Investigação e mobilização social
A recomendação é parte do procedimento investigatório aberto pelo MPF em 14 de agosto, após representação do movimento Gasômetro do Povo, formado por parlamentares, entidades culturais, sindicatos e apoiado por quatro ex-prefeitos da Capital.
Na manifestação ao MPF, o advogado Gustavo Bernardes, integrante do movimento, disse que a prefeitura ignorou tentativas de diálogo institucional. “Tentamos interlocução pelo Conselho Municipal de Cultura, que rejeitou o edital apresentado pela prefeitura.
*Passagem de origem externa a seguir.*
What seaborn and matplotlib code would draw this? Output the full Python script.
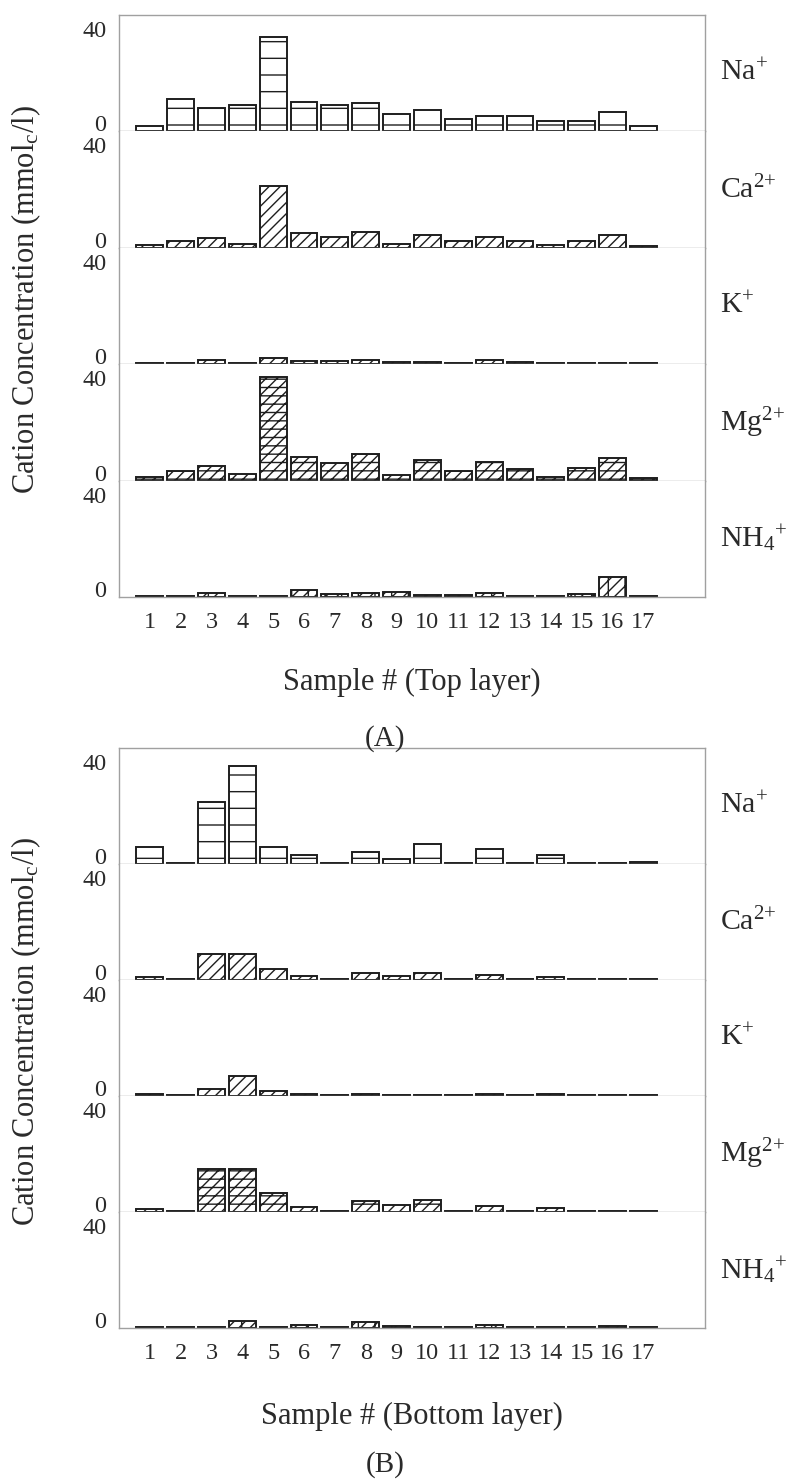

Mesmo assim, o município insiste em levar adiante essa cessão, que vai tornar o espaço inviável para os grupos culturais da cidade”, afirmou.
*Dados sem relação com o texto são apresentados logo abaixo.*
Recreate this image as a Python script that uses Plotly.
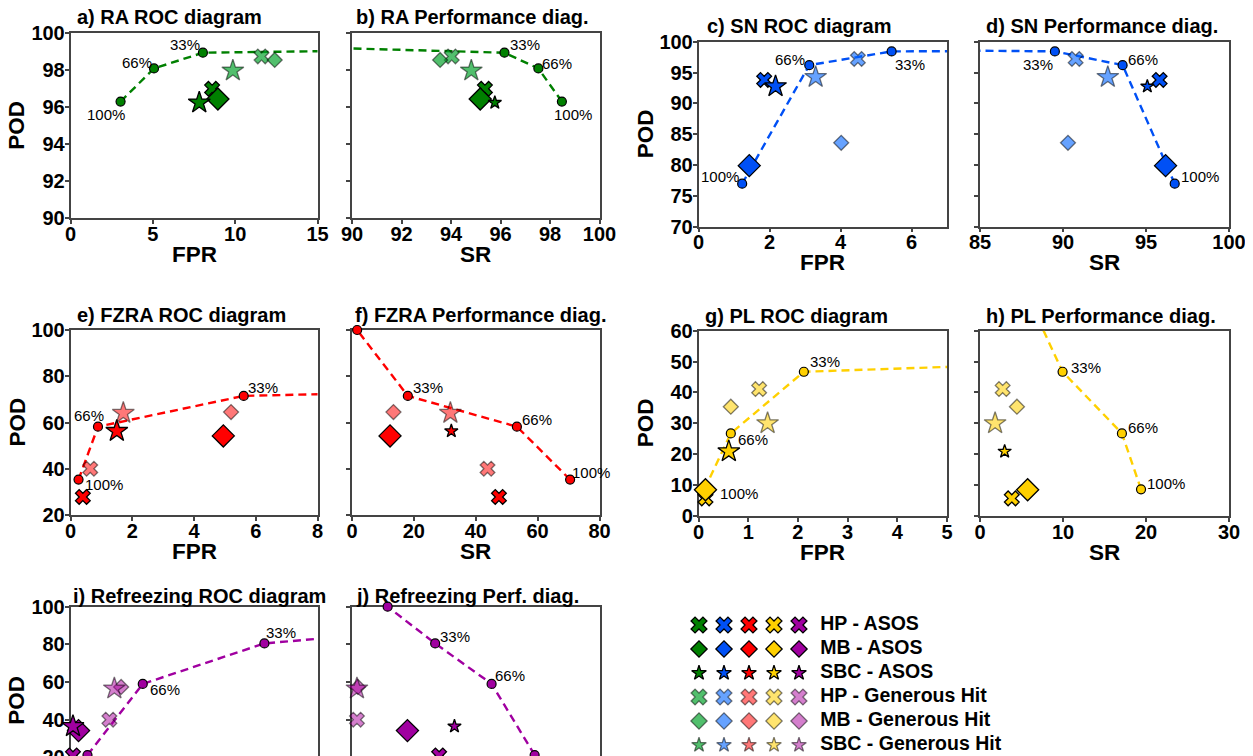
import plotly.graph_objects as go

# ---------------- data ----------------
thr_labels = ["100%", "66%", "33%", ""]  # last point = 0% threshold (off-axis for most)

# threshold curves: FPR, SR, POD  (order: 100%, 66%, 33%, 0%)
RA_thr_fpr = [3.04, 5.07, 8.04, 100]
RA_thr_sr = [98.48, 97.53, 96.16, 68.0]
RA_thr_pod = [96.31, 98.10, 98.95, 100]

SN_thr_fpr = [1.23, 3.12, 5.44, 100]
SN_thr_sr = [96.73, 93.59, 89.51, 25.0]
SN_thr_pod = [76.97, 96.20, 98.43, 100]

FZRA_thr_fpr = [0.26, 0.89, 5.61, 100]
FZRA_thr_sr = [70.5, 53.3, 18.05, 1.66]
FZRA_thr_pod = [35.3, 58.2, 71.5, 100]

PL_thr_fpr = [0.12, 0.65, 2.12, 100]
PL_thr_sr = [19.4, 17.1, 9.95, 0.75]
PL_thr_pod = [8.65, 26.75, 46.7, 100]

RF_thr_fpr = [2.75, 11.7, 31.4, 100]
RF_thr_sr = [36.9, 28.2, 16.8, 7.2]
RF_thr_pod = [21.2, 59.0, 80.5, 100]

# methods (order: HP-ASOS, MB-ASOS, SBC-ASOS, HP-GH, MB-GH, SBC-GH)
methods = ["HP - ASOS", "MB - ASOS", "SBC - ASOS",
           "HP - Generous Hit", "MB - Generous Hit", "SBC - Generous Hit"]

RA_fpr = [8.60, 8.95, 7.82, 11.60, 12.40, 9.86]
RA_sr = [95.37, 95.18, 95.77, 94.03, 93.56, 94.82]
RA_pod = [97.00, 96.45, 96.25, 98.75, 98.56, 97.98]

SN_fpr = [1.85, 1.43, 2.17, 4.49, 4.02, 3.30]
SN_sr = [95.82, 96.18, 95.08, 90.76, 90.30, 92.70]
SN_pod = [93.8, 79.9, 92.75, 97.2, 83.6, 94.25]

FZRA_fpr = [0.40, 4.95, 1.50, 0.64, 5.20, 1.71]
FZRA_sr = [47.5, 12.3, 32.1, 43.8, 13.4, 31.8]
FZRA_pod = [27.8, 54.2, 56.3, 40.0, 64.5, 64.1]

PL_fpr = [0.14, 0.14, 0.61, 1.22, 0.65, 1.39]
PL_sr = [3.83, 5.74, 2.97, 2.73, 4.45, 1.82]
PL_pod = [5.7, 8.5, 20.9, 41.1, 35.4, 30.0]

RF_fpr = [0.40, 1.30, 0.40, 6.30, 8.20, 7.10]
RF_sr = [17.6, 11.2, 20.7, 1.0, 1.2, 1.0]
RF_pod = [21.0, 34.2, 36.5, 40.0, 57.4, 56.5]

variables = ["RA", "SN", "FZRA", "PL", "Refreezing"]
colors = ["#008000", "#0050F5", "#FF0000", "#FFD000", "#A000A0"]
colors_gh = ["rgba(0,160,40,0.68)", "rgba(0,100,255,0.6)", "rgba(255,0,0,0.53)",
             "rgba(255,208,0,0.57)", "rgba(170,0,155,0.5)"]
letters = [("a", "b"), ("c", "d"), ("e", "f"), ("g", "h"), ("i", "j")]
perf_title = ["Performance diag.", "Performance diag.", "Performance diag.",
              "Performance diag.", "Perf. diag."]

roc_range = [[0, 15], [0, 7], [0, 8], [0, 5], [0, 40]]
roc_dtick = [5, 2, 2, 1, 10]
sr_range = [[90, 100], [85, 100], [0, 80], [0, 30], [0, 50]]
sr_dtick = [2, 5, 20, 10, 10]
pod_range = [[90, 100], [70, 100], [20, 100], [0, 60], [0, 100]]
pod_dtick = [2, 5, 20, 10, 20]

thr = [
    (RA_thr_fpr, RA_thr_sr, RA_thr_pod),
    (SN_thr_fpr, SN_thr_sr, SN_thr_pod),
    (FZRA_thr_fpr, FZRA_thr_sr, FZRA_thr_pod),
    (PL_thr_fpr, PL_thr_sr, PL_thr_pod),
    (RF_thr_fpr, RF_thr_sr, RF_thr_pod),
]
pts = [
    (RA_fpr, RA_sr, RA_pod),
    (SN_fpr, SN_sr, SN_pod),
    (FZRA_fpr, FZRA_sr, FZRA_pod),
    (PL_fpr, PL_sr, PL_pod),
    (RF_fpr, RF_sr, RF_pod),
]

# ---------------- styling / layout ----------------
W, H = 1245, 840
OFF = 8  # default body margin of the html page
FONT = "Liberation Sans, Arial, Helvetica, sans-serif"
AXC = "#444444"

def fx(p):
    return (p - OFF) / W

def fy(p):
    return 1 - (p - OFF) / H

col_L = [(70.5, 317.5), (352, 599.5)]
col_R = [(698.5, 947), (980, 1229)]
panel_cols = [col_L, col_R, col_L, col_R, col_L]
panel_rows = [(33.3, 218.3), (41.7, 226.7), (330, 515), (330.7, 516), (606.7, 795)]
title_y = [17.5, 25.8, 315, 315.5, 595.5]
title_x = [(74.5, 354), (705, 983.5), (74.5, 352.7), (703, 983.5), (70.5, 354)]
pod_x = [17, 645, 17, 645, 17]

# pixel offsets (dx, dy; dy down) of the threshold labels from their circles
lab_off_roc = [
    [(-15, 13), (-17, -6), (-18, -8)],
    [(-22, -7), (-19, -6), (18, 13)],
    [(25.5, 5), (-9, -11), (19.5, -8)],
    [(34.5, 4.4), (22.6, 6.5), (21.5, -10)],
    [(22, 6), (22, 6), (17, -11)],
]
lab_off_perf = [
    [(11, 13), (19, -5), (21, -8)],
    [(25, -7), (20, -6), (-17, 13)],
    [(20.5, -7), (19.6, -7), (20, -8)],
    [(25.3, -5.6), (20.8, -6), (23.6, -4.5)],
    [(20, 12), (18, -8.5), (19.4, -7)],
]

symbols = ["x", "diamond", "star", "x", "diamond", "star"]
size_roc = [13, 17, 16.5, 13, 11.5, 16.5]
size_perf = [13, 17, 10, 13, 11.5, 16.5]
is_gh = [False, False, False, True, True, True]
EDGE_GH = "rgba(0,0,0,0.5)"

fig = go.Figure()
layout = dict(
    width=W, height=H, margin=dict(l=0, r=0, t=0, b=0, pad=0, autoexpand=False),
    paper_bgcolor="white", plot_bgcolor="white", showlegend=False,
    font=dict(family=FONT, color="black"),
)
annotations = []

axis_common = dict(
    showline=True, linecolor=AXC, linewidth=1.5, mirror=True,
    ticks="outside", ticklen=4, tickwidth=1.5, tickcolor=AXC,
    showgrid=False, zeroline=False, layer="below traces", automargin=False,
    ticklabeloverflow="allow",
    tickfont=dict(family=FONT, size=20, color="black", weight="bold"),
)
LABFONT = dict(family=FONT, size=22.5, color="black", weight="bold")

ax_i = 0
for k, var in enumerate(variables):
    (rx0, rx1), (px0, px1) = panel_cols[k]
    y0, y1 = panel_rows[k]
    for j, kind in enumerate(["roc", "perf"]):
        ax_i += 1
        xname = "xaxis" if ax_i == 1 else f"xaxis{ax_i}"
        yname = "yaxis" if ax_i == 1 else f"yaxis{ax_i}"
        xref = "x" if ax_i == 1 else f"x{ax_i}"
        yref = "y" if ax_i == 1 else f"y{ax_i}"
        xa0, xa1 = (rx0, rx1) if j == 0 else (px0, px1)
        xr = roc_range[k] if j == 0 else sr_range[k]
        xd = roc_dtick[k] if j == 0 else sr_dtick[k]
        layout[xname] = dict(axis_common, domain=[fx(xa0), fx(xa1)], range=xr,
                             dtick=xd, tick0=0, anchor=yref, ticklabelstandoff=-7)
        layout[yname] = dict(axis_common, domain=[fy(y1), fy(y0)], range=pod_range[k],
                             dtick=pod_dtick[k], tick0=0, anchor=xref,
                             ticklabelstandoff=-4, showticklabels=(j == 0))

        tf, ts, tp = thr[k]
        xs = tf if j == 0 else ts
        fig.add_trace(go.Scatter(
            x=xs, y=tp, xaxis=xref, yaxis=yref,
            mode="lines+markers", cliponaxis=False,
            line=dict(color=colors[k], width=2.4, dash="8px,5px"),
            marker=dict(symbol="circle", size=9, color=colors[k],
                        line=dict(color="black", width=1.2)),
            hoverinfo="skip",
        ))
        offs = lab_off_roc[k] if j == 0 else lab_off_perf[k]
        for t in range(3):
            annotations.append(dict(
                text=thr_labels[t], x=xs[t], y=tp[t], xref=xref, yref=yref,
                xshift=offs[t][0], yshift=-offs[t][1], showarrow=False,
                xanchor="center", yanchor="middle",
                font=dict(family=FONT, size=15, color="black"),
            ))

        mf, ms, mp = pts[k]
        mx = mf if j == 0 else ms
        sizes = size_roc if j == 0 else size_perf
        for m in range(6):
            fig.add_trace(go.Scatter(
                x=[mx[m]], y=[mp[m]], xaxis=xref, yaxis=yref,
                mode="markers", cliponaxis=False, name=methods[m],
                marker=dict(symbol=symbols[m], size=sizes[m],
                            color=colors_gh[k] if is_gh[m] else colors[k],
                            line=dict(color=EDGE_GH if is_gh[m] else "black", width=1.3)),
                hoverinfo="skip",
            ))

        # subplot title
        tx = title_x[k][j]
        name = var + (" ROC diagram" if j == 0 else " " + perf_title[k])
        annotations.append(dict(
            text=f"{letters[k][j]}) {name}", x=fx(tx), y=fy(title_y[k]),
            xref="paper", yref="paper", xanchor="left", yanchor="middle",
            showarrow=False, font=dict(family=FONT, size=20, color="black", weight="bold"),
        ))
        # x axis label
        annotations.append(dict(
            text="FPR" if j == 0 else "SR", x=fx((xa0 + xa1) / 2), y=fy(y1 + 36),
            xref="paper", yref="paper", xanchor="center", yanchor="middle",
            showarrow=False, font=LABFONT,
        ))
    annotations.append(dict(
        text="POD", x=fx(pod_x[k]), y=fy((y0 + y1) / 2), textangle=-90,
        xref="paper", yref="paper", xanchor="center", yanchor="middle",
        showarrow=False, font=LABFONT,
    ))

# ---------------- custom legend ----------------
ax_i += 1
lx, ly = f"x{ax_i}", f"y{ax_i}"
layout[f"xaxis{ax_i}"] = dict(domain=[fx(674), fx(1074)], range=[-1, 15], visible=False,
                              anchor=ly, fixedrange=True)
layout[f"yaxis{ax_i}"] = dict(domain=[fy(781), fy(613)], range=[6.5, -0.5], visible=False,
                              anchor=lx, fixedrange=True)
leg_sizes = [14, 12.5, 11, 14, 12.5, 11]
for m in range(6):
    fig.add_trace(go.Scatter(
        x=list(range(5)), y=[m] * 5, xaxis=lx, yaxis=ly, mode="markers",
        cliponaxis=False,
        marker=dict(symbol=symbols[m], size=leg_sizes[m],
                    color=colors_gh if is_gh[m] else colors,
                    line=dict(color=EDGE_GH if is_gh[m] else "black", width=1.3)),
        hoverinfo="skip",
    ))
fig.add_trace(go.Scatter(
    x=[4.85] * 6, y=list(range(6)), xaxis=lx, yaxis=ly, mode="text",
    text=methods, textposition="middle right", cliponaxis=False,
    textfont=dict(family=FONT, size=19.5, color="black", weight="bold"),
    hoverinfo="skip",
))

layout["annotations"] = annotations
fig.update_layout(**layout)

fig.write_html(
    "out.html",
    post_script="document.documentElement.style.overflow='hidden';document.body.style.overflow='hidden';",
)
O MPF também anexou ao processo manifestações da Secretaria de Patrimônio da União (SPU) e da ENBPar, que pediram a suspensão da licitação e propuseram a criação de uma mesa de diálogo interfederativo no âmbito do programa federal Imóvel da Gente, instituído em 2024. A política busca destinar imóveis públicos considerados “inservíveis” ao setor de origem para projetos de relevância social, cultural, educacional e urbana.
O vereador Aldacir Oliboni (PT), presidente da Frente Parlamentar em Defesa da Cultura em Porto Alegre, disse que recebe “com satisfação a decisão do Ministério Público Federal” de acolher a denúncia e recomendar a suspensão da concessão. “Para mim, fica claro que a Prefeitura de Porto Alegre tentou avançar em um processo irregular, sem a autorização necessária da União, e isso não podemos aceitar”, afirmou ao Brasil de Fato RS.
Conforme o vereador, a Usina do Gasômetro é um patrimônio histórico de Porto Alegre e, como tal, pertence ao povo. “Entregá-la à iniciativa privada seria um erro grave, que coloca em risco a memória e a gestão pública desse espaço tão simbólico para nossa cidade. A recomendação do MPF reforça o que sempre dissemos.”
Patrimônio histórico e símbolo cultural
Inaugurada em 1928 como usina termelétrica, a Usina do Gasômetro foi desativada na década de 1970 e convertida em espaço cultural nos anos 1980. Tombada pelo município (1982) e pelo estado (1983), tornou-se um dos principais cartões-postais de Porto Alegre, marcada pela chaminé de 117 metros e pelo pôr do sol às margens do Guaíba.
Na terça-feira (26), durante a reabertura do espaço à comunidade, o prefeito Sebastião Melo destacou a importância da Usina. “Depois de tantos anos fechada, volta revitalizada à população. Foram investimentos importantes para recuperar esse patrimônio histórico e cultural, que seguirá público e democrático”, afirmou.
Parlamentares e representantes da comunidade cultural de Porto Alegre se reuniram em audiência pública na noite desta segunda-feira (25) para debater a concessão da Usina do Gasômetro à iniciativa privada. Durante o encontro, participantes qualificaram a PPP prevista para o espaço como um “contrato nefasto” para os interesses da sociedade e do setor cultural da cidade. A audiência, realizada pela Comissão de Educação, Cultura, Desporto, Ciência e Tecnologia da Assembleia Legislativa, foi proposta pela deputada Sofia Cavedon (PT), atualmente em licença médica, e conduzida pelo deputado Leonel Radde (PT).
Em nota a assessoria de imprensa da Procuradoria-Geral do Município (PGM) afirmou que “no momento, o documento com a recomendação do MPF está sendo analisado pelo Município”. A reportagem entrou em contato solicitando o posicionamento do executivo municipal sobre a decisão da Justiça Federal. O espaço segue aberto.